An upcoming “Dialogue Series” for faculty and staff at Tufts University in Boston, Massachusetts will host two events that segregates white people from those who are “BIPOC,” an acronym for “Black, Indigenous, and People of Color.”
The “Radical Healing Dialogue Series” will create “an important, safe space for staff and faculty at Tufts whose racial demographics are categorized as “BIPOC.” The white faculty and staff can attend “Unpacking Whiteness” where they will learn how to redistribute “power, policy, and structures to be more equitable” to the “lived experiences” of their BIPOC colleagues, according to Fox News.

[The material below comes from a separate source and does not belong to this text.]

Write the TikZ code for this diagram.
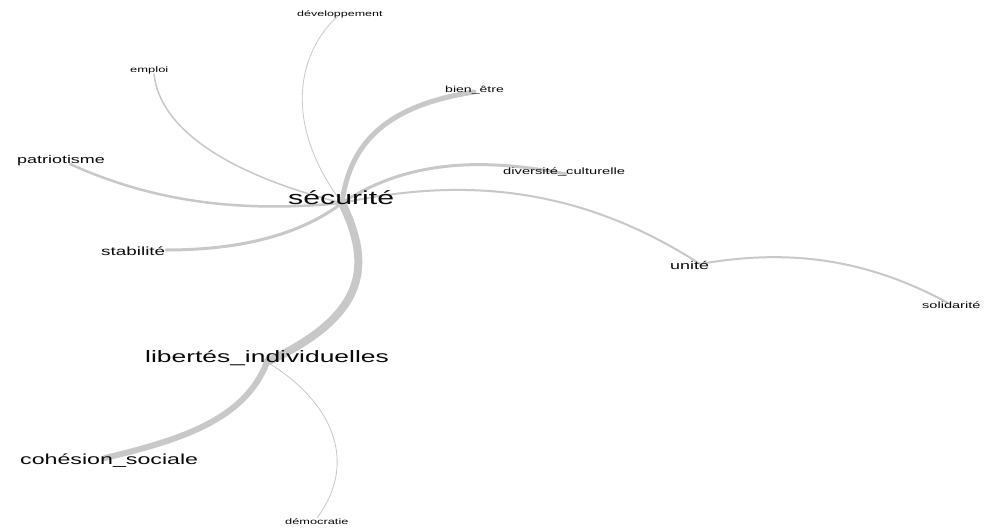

The “Radical Healing Dialogue Series” will have eight sessions that span from October 17 to December 12. It's part of the larger “Dialogue Series” that also includes the “Unpacking Whiteness Dialogue Series.” The University Office of the Chief Diversity Officer is sponsoring the Fall 2022 program.
On the program's website, a description reads, “At the heart of Radical Healing is a knowing that everyone wants to feel included, accepted, and like they belong at work, and that marginalized and oppressed people all over the world deserve to live free of discrimination, racism, and oppression.”
To help attendees understand their BIPOCness, Tufts poses questions such as, “Do you believe it is important to constantly stay educated on DEIJ-topics and refine your strategies for transforming the fatigue often associated with being the only one or one of a small few?” and “Do you identify with the experience of being the only or one of a few in predominately (sic) white spaces on campus?”
For white faculty, the session is called “Curated for White participants holding spaces of privilege.” They can learn and understand to “how to practice anti-racism in their daily lives. Anti-racism is an active and ongoing process of identifying and eliminating racism by changing systems, organizational structures, policies, practices, and attitudes.”
Anti-Racism, like Critical Race Theory, is a form of racial essentialism that defines individuals by their racial and ethnic identity groups and then assigns them a place within structures and hierarchies of power.
Using these pedagogies, racial segregation has returned across America in states that include Colorado, Washington, and New York.